Qu'il y ait dans le système libéral des individus ou entreprises qui ne respectent pas de règles mutuelles, c'est gênant quand leurs actions portent préjudice à d'autres qu'eux. Il faut donc une régulation - c'est-à-dire la mise en place de règles et d'un moyen de les faire respecter.
Dans certains domaines le sens de sa propre sécurité devrait les faire respecter, comme pour le code de la route. Mais on a tellement pris l'habitude qu'un tiers mette des règles que la transgression devient une prise de pouvoir et que l'on oublie sa propre préservation! La société dite libérale est bardée de règles à un point où l'individu subit de (trop) nombreuses contraintes et ne décide plus assez de lui-même. On n'est donc pas dans un vrai libéralisme.
Je reviens à la nécessité de règles. Pour moi c'est acquis qu'il en faut pour que la liberté de tous soit réelle et préservée. C'est par intelligence et sens de ses intérêts que chacun devrait accepter les règles. Après il faut les faire respecter.
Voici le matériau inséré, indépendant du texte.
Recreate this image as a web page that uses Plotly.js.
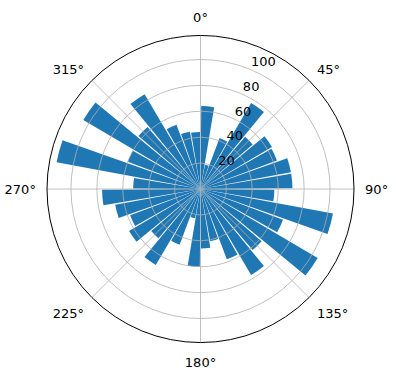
<!DOCTYPE html>
<html>
<head>
<meta charset="utf-8">
<script src="https://cdn.plot.ly/plotly-3.0.1.min.js"></script>
<style>html,body{margin:0;padding:0;background:#fff;}#chart{width:396px;height:380px;}</style>
</head>
<body>
<div id="chart"></div>
<script>
// Bar centre angles (degrees, clockwise from north)
const thetaDeg = [5,15,25,35,45,55,65,75,85,95,105,115,125,135,145,155,165,175,
                  185,195,205,215,225,235,245,255,265,275,285,295,305,315,325,335,345,355];
// Bar lengths (radial values)
const radii = [64,19,42,77,53,64,63,71,71,57,104,68,105,62,77,58,41,46,
               60,23,46,68,50,64,58,67,76,52,113,60,105,63,85,53,45,44];
// Angular tick labels
const angTickVals = [0,45,90,135,180,225,270,315];
const angTickText = ["0°","45°","90°","135°","180°","225°","270°","315°"];
// Radial tick labels
const radTickVals = [20,40,60,80,100];
const radTickText = ["20","40","60","80","100"];

const font = {family: "DejaVu Sans", size: 13, color: "#000"};
const rmax = 118.5;
const labelShift = 6.9;   // radial label offset outward (matplotlib-style placement)

function barTrace(subplot, color) {
  return {
    type: "barpolar", r: radii, theta: thetaDeg, width: 9,
    marker: {color: color, line: {width: 0}},
    subplot: subplot, hoverinfo: "skip"
  };
}

const layout = {
  width: 396, height: 380,
  margin: {l: 46.5, r: 41.5, t: 35, b: 37, pad: 0},
  paper_bgcolor: "#fff",
  showlegend: false,
  font: font,
  polar: {
    domain: {x: [0, 1], y: [0, 1]},
    bgcolor: "#fff",
    bargap: 0,
    angularaxis: {rotation: 90, direction: "clockwise", showgrid: false,
                  showticklabels: false, showline: false, ticks: ""},
    radialaxis: {range: [0, rmax], visible: false, showgrid: false}
  },
  polar2: {
    domain: {x: [0, 1], y: [0, 1]},
    bgcolor: "rgba(0,0,0,0)",
    bargap: 0,
    angularaxis: {rotation: 90, direction: "clockwise",
                  tickmode: "array", tickvals: angTickVals, ticktext: angTickText,
                  showgrid: true, gridcolor: "#b0b0b0", gridwidth: 0.8,
                  showline: true, linecolor: "#000", linewidth: 1,
                  ticks: "outside", ticklen: 8, tickcolor: "rgba(0,0,0,0)", tickfont: font},
    radialaxis: {range: [0, rmax], angle: 67.5,
                 tickmode: "array", tickvals: radTickVals, ticktext: radTickText,
                 showticklabels: false,
                 showline: false, ticks: "", showgrid: true,
                 gridcolor: "#b0b0b0", gridwidth: 0.8}
  },
  polar3: {
    domain: {x: [0, 1], y: [0, 1]},
    bgcolor: "rgba(0,0,0,0)",
    bargap: 0,
    angularaxis: {rotation: 90, direction: "clockwise", showgrid: false,
                  showticklabels: false, showline: false, ticks: ""},
    radialaxis: {range: [-labelShift, rmax - labelShift], angle: 71.5, tickangle: 71.5,
                 tickmode: "array", tickvals: radTickVals, ticktext: radTickText,
                 showline: false, ticks: "", showgrid: false, tickfont: font}
  }
};

Plotly.newPlot("chart",
  [barTrace("polar", "#1f77b4"), barTrace("polar2", "rgba(0,0,0,0)"), barTrace("polar3", "rgba(0,0,0,0)")],
  layout, {staticPlot: true, displayModeBar: false});
</script>
</body>
</html>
L'idéal serait que cela se passe tout seul, sans avoir besoin de recourir à une police.
Mais voilà, l'humain est l'humain, et dans une société où il subit beaucoup de contraintes, il vit la transgression comme une liberté! Paradoxe. Avec moins de contraintes les humains seraient peut-être plus responsables. C'est le pari libéral: tenter de faire confiance à l'humain. Peut-être trop?
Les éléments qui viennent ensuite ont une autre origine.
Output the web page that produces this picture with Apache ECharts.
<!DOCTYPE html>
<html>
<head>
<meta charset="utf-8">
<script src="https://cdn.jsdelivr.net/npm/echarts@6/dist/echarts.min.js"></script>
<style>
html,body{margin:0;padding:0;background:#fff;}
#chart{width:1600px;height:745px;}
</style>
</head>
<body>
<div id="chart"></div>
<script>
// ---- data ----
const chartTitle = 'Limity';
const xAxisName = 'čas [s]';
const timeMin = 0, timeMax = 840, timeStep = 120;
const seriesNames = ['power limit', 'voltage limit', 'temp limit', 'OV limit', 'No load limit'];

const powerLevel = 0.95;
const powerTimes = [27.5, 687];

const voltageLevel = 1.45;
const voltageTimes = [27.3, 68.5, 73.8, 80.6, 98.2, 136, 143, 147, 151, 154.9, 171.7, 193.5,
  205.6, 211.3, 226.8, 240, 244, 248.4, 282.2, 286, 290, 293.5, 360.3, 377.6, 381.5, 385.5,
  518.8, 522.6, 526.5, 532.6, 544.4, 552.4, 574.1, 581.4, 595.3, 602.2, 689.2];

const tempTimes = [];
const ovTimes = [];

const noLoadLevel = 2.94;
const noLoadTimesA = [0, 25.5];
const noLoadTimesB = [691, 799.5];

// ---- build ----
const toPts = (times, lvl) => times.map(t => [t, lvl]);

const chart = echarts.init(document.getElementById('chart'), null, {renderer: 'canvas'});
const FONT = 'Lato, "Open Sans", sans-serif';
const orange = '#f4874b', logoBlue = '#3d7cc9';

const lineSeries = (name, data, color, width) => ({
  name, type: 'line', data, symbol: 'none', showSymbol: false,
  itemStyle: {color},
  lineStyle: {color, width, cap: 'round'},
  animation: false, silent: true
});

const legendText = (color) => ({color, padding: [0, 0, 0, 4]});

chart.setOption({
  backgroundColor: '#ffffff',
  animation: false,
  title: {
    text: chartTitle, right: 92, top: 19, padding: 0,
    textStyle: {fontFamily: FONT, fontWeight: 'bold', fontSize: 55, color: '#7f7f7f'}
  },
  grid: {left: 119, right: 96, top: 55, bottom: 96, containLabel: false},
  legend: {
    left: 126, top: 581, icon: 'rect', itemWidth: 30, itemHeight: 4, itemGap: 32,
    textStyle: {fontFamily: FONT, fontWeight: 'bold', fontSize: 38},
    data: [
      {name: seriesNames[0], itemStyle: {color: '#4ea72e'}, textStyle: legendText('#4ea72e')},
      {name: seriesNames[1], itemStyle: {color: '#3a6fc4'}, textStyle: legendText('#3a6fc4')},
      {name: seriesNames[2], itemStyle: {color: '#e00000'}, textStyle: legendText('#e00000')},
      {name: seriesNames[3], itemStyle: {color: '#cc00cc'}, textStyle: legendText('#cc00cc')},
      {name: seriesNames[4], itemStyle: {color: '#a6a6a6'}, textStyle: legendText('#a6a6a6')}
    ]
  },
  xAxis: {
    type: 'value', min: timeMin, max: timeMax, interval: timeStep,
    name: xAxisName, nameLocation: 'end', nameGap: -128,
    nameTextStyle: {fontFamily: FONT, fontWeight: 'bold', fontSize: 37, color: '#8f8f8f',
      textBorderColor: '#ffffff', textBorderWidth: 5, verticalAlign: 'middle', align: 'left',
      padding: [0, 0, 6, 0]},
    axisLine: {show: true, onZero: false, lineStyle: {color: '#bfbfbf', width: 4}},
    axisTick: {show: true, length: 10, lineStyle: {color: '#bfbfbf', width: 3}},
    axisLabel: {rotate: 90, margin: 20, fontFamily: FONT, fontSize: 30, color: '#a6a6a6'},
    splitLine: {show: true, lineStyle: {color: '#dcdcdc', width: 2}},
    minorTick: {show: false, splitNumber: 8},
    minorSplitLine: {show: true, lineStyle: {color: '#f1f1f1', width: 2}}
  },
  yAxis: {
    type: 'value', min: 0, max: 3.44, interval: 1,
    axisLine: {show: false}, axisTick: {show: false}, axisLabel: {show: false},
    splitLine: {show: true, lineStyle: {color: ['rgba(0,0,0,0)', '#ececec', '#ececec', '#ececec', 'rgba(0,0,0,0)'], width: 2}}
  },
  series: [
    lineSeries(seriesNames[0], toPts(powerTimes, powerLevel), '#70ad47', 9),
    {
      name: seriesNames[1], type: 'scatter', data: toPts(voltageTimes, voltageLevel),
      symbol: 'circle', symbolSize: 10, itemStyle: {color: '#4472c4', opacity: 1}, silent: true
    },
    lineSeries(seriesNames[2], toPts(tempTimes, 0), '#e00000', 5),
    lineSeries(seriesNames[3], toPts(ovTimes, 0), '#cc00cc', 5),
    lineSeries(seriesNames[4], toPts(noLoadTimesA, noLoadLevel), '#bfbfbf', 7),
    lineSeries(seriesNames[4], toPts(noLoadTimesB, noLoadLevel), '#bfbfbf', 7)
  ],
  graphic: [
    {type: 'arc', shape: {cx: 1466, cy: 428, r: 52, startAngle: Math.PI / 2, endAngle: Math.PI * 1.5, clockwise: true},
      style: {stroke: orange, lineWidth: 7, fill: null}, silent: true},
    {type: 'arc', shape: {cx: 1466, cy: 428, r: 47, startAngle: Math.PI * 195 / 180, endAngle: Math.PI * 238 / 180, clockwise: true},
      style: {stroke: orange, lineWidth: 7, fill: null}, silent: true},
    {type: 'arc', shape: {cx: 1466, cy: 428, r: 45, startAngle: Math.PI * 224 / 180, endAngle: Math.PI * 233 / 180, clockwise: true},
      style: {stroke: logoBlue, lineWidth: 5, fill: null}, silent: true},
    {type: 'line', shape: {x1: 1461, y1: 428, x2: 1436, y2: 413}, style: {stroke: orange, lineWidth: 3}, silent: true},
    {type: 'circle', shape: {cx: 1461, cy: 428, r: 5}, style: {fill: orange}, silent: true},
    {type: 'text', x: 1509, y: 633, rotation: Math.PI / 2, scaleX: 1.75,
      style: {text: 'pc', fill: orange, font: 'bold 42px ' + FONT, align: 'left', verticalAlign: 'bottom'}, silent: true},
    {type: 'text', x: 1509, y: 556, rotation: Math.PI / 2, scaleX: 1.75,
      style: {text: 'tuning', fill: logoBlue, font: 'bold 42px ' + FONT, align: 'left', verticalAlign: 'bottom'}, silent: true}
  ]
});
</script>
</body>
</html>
En ce qui concerne le monde du travail, il y a de grandes survivances de "jeux de rôles" sociaux, avec le supérieur et l'inférieur. Cela génère des souffrances psychologiques. Là aussi les règles sont nécessaires, comme sur le plan de l'organisation du travail. Les syndicats sont nécessaires. Mais trop de règles ralentit l'adaptation d'une entreprise aux conditions de l'économie. Et dans une société industrielle où le salariat est très majoritaire, l'entreprise est un moteur qu'il faut préserver. C'est d'ailleurs un bien que la société à tendance libérale inclue un volet politique plus social (aides, assurance chômage, etc). L'Etat remplit alors un rôle régulateur que j'approuve.